Return the material word for word. Do not include pictures.

>> begin

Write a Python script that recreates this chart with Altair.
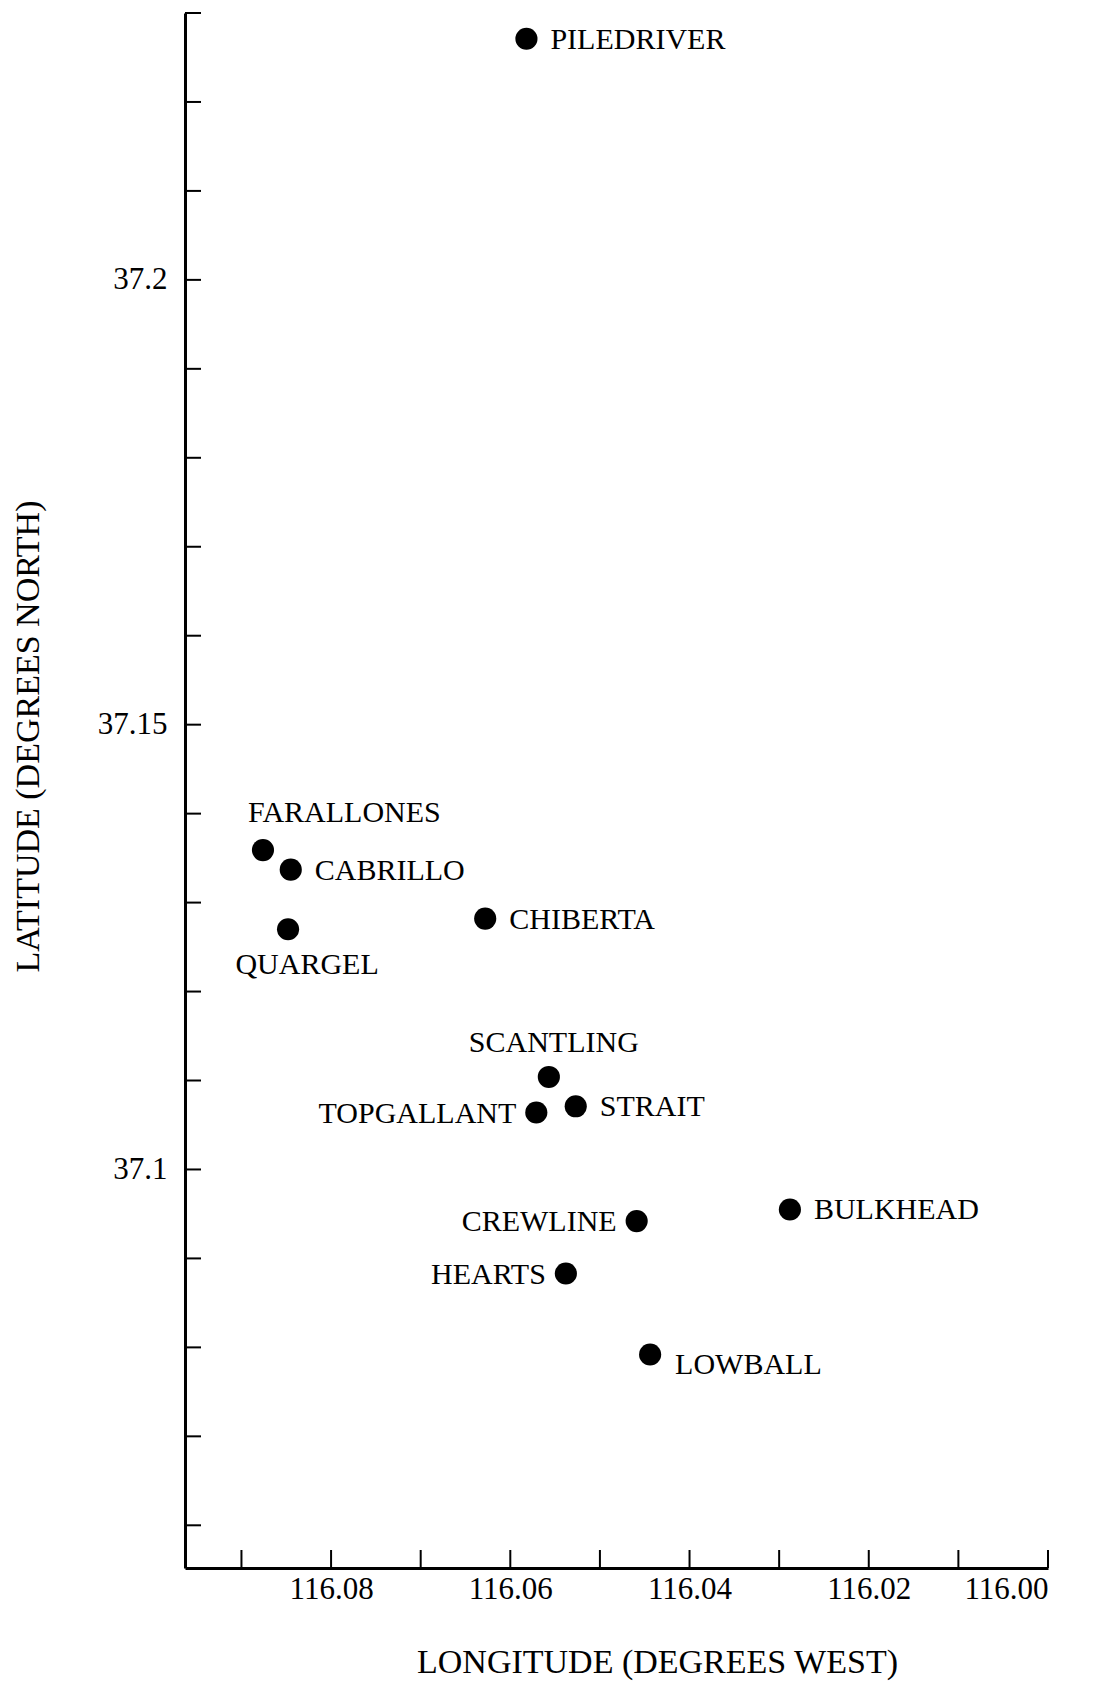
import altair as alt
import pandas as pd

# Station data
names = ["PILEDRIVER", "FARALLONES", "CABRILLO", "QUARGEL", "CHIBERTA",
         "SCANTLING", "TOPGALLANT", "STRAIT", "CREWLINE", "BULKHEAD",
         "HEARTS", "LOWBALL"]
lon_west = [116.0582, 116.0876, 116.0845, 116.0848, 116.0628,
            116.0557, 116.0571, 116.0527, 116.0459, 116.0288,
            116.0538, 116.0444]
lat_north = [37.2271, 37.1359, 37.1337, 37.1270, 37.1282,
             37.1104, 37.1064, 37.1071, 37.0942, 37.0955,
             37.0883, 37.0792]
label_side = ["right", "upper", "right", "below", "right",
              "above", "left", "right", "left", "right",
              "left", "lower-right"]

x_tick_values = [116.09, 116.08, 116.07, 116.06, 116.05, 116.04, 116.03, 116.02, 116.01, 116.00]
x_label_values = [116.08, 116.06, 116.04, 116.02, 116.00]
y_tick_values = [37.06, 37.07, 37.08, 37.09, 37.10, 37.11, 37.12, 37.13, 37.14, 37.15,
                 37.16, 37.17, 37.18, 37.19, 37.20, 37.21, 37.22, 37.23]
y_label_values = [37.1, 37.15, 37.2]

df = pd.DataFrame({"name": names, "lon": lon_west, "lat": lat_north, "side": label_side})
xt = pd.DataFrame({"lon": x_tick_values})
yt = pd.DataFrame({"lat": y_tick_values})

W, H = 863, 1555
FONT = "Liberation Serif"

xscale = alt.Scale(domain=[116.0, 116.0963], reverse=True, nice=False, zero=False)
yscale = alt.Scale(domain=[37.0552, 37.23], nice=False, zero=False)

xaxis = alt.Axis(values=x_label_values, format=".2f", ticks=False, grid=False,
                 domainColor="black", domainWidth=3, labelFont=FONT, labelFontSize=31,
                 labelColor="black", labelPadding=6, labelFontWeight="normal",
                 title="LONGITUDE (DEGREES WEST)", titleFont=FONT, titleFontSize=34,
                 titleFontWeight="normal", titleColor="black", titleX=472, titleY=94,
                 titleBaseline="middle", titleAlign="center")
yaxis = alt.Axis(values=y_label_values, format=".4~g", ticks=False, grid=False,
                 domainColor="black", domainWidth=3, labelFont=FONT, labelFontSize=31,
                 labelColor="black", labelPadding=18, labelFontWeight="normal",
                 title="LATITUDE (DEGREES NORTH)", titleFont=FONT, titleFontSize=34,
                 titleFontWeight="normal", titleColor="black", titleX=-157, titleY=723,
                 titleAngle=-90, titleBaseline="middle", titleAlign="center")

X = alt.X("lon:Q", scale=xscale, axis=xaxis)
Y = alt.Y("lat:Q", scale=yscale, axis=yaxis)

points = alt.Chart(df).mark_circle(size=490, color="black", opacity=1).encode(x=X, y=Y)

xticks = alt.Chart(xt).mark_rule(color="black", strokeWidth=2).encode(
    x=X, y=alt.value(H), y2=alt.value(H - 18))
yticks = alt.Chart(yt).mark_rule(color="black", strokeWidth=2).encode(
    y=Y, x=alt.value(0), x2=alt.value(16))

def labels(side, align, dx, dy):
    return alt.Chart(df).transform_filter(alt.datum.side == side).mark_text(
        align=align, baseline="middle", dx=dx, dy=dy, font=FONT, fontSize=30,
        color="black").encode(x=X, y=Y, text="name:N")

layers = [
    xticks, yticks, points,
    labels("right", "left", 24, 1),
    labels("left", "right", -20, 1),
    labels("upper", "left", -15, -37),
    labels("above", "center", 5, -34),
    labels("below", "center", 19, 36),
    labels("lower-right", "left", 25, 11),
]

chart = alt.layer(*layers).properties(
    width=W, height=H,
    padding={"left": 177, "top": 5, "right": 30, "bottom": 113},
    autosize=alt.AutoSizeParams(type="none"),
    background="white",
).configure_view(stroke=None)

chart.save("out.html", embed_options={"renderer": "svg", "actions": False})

>> end

## Written answer
Write a Python script that recreates this chart with Altair.
import altair as alt
import pandas as pd

# Station data
names = ["PILEDRIVER", "FARALLONES", "CABRILLO", "QUARGEL", "CHIBERTA",
         "SCANTLING", "TOPGALLANT", "STRAIT", "CREWLINE", "BULKHEAD",
         "HEARTS", "LOWBALL"]
lon_west = [116.0582, 116.0876, 116.0845, 116.0848, 116.0628,
            116.0557, 116.0571, 116.0527, 116.0459, 116.0288,
            116.0538, 116.0444]
lat_north = [37.2271, 37.1359, 37.1337, 37.1270, 37.1282,
             37.1104, 37.1064, 37.1071, 37.0942, 37.0955,
             37.0883, 37.0792]
label_side = ["right", "upper", "right", "below", "right",
              "above", "left", "right", "left", "right",
              "left", "lower-right"]

x_tick_values = [116.09, 116.08, 116.07, 116.06, 116.05, 116.04, 116.03, 116.02, 116.01, 116.00]
x_label_values = [116.08, 116.06, 116.04, 116.02, 116.00]
y_tick_values = [37.06, 37.07, 37.08, 37.09, 37.10, 37.11, 37.12, 37.13, 37.14, 37.15,
                 37.16, 37.17, 37.18, 37.19, 37.20, 37.21, 37.22, 37.23]
y_label_values = [37.1, 37.15, 37.2]

df = pd.DataFrame({"name": names, "lon": lon_west, "lat": lat_north, "side": label_side})
xt = pd.DataFrame({"lon": x_tick_values})
yt = pd.DataFrame({"lat": y_tick_values})

W, H = 863, 1555
FONT = "Liberation Serif"

xscale = alt.Scale(domain=[116.0, 116.0963], reverse=True, nice=False, zero=False)
yscale = alt.Scale(domain=[37.0552, 37.23], nice=False, zero=False)

xaxis = alt.Axis(values=x_label_values, format=".2f", ticks=False, grid=False,
                 domainColor="black", domainWidth=3, labelFont=FONT, labelFontSize=31,
                 labelColor="black", labelPadding=6, labelFontWeight="normal",
                 title="LONGITUDE (DEGREES WEST)", titleFont=FONT, titleFontSize=34,
                 titleFontWeight="normal", titleColor="black", titleX=472, titleY=94,
                 titleBaseline="middle", titleAlign="center")
yaxis = alt.Axis(values=y_label_values, format=".4~g", ticks=False, grid=False,
                 domainColor="black", domainWidth=3, labelFont=FONT, labelFontSize=31,
                 labelColor="black", labelPadding=18, labelFontWeight="normal",
                 title="LATITUDE (DEGREES NORTH)", titleFont=FONT, titleFontSize=34,
                 titleFontWeight="normal", titleColor="black", titleX=-157, titleY=723,
                 titleAngle=-90, titleBaseline="middle", titleAlign="center")

X = alt.X("lon:Q", scale=xscale, axis=xaxis)
Y = alt.Y("lat:Q", scale=yscale, axis=yaxis)

points = alt.Chart(df).mark_circle(size=490, color="black", opacity=1).encode(x=X, y=Y)

xticks = alt.Chart(xt).mark_rule(color="black", strokeWidth=2).encode(
    x=X, y=alt.value(H), y2=alt.value(H - 18))
yticks = alt.Chart(yt).mark_rule(color="black", strokeWidth=2).encode(
    y=Y, x=alt.value(0), x2=alt.value(16))

def labels(side, align, dx, dy):
    return alt.Chart(df).transform_filter(alt.datum.side == side).mark_text(
        align=align, baseline="middle", dx=dx, dy=dy, font=FONT, fontSize=30,
        color="black").encode(x=X, y=Y, text="name:N")

layers = [
    xticks, yticks, points,
    labels("right", "left", 24, 1),
    labels("left", "right", -20, 1),
    labels("upper", "left", -15, -37),
    labels("above", "center", 5, -34),
    labels("below", "center", 19, 36),
    labels("lower-right", "left", 25, 11),
]

chart = alt.layer(*layers).properties(
    width=W, height=H,
    padding={"left": 177, "top": 5, "right": 30, "bottom": 113},
    autosize=alt.AutoSizeParams(type="none"),
    background="white",
).configure_view(stroke=None)

chart.save("out.html", embed_options={"renderer": "svg", "actions": False})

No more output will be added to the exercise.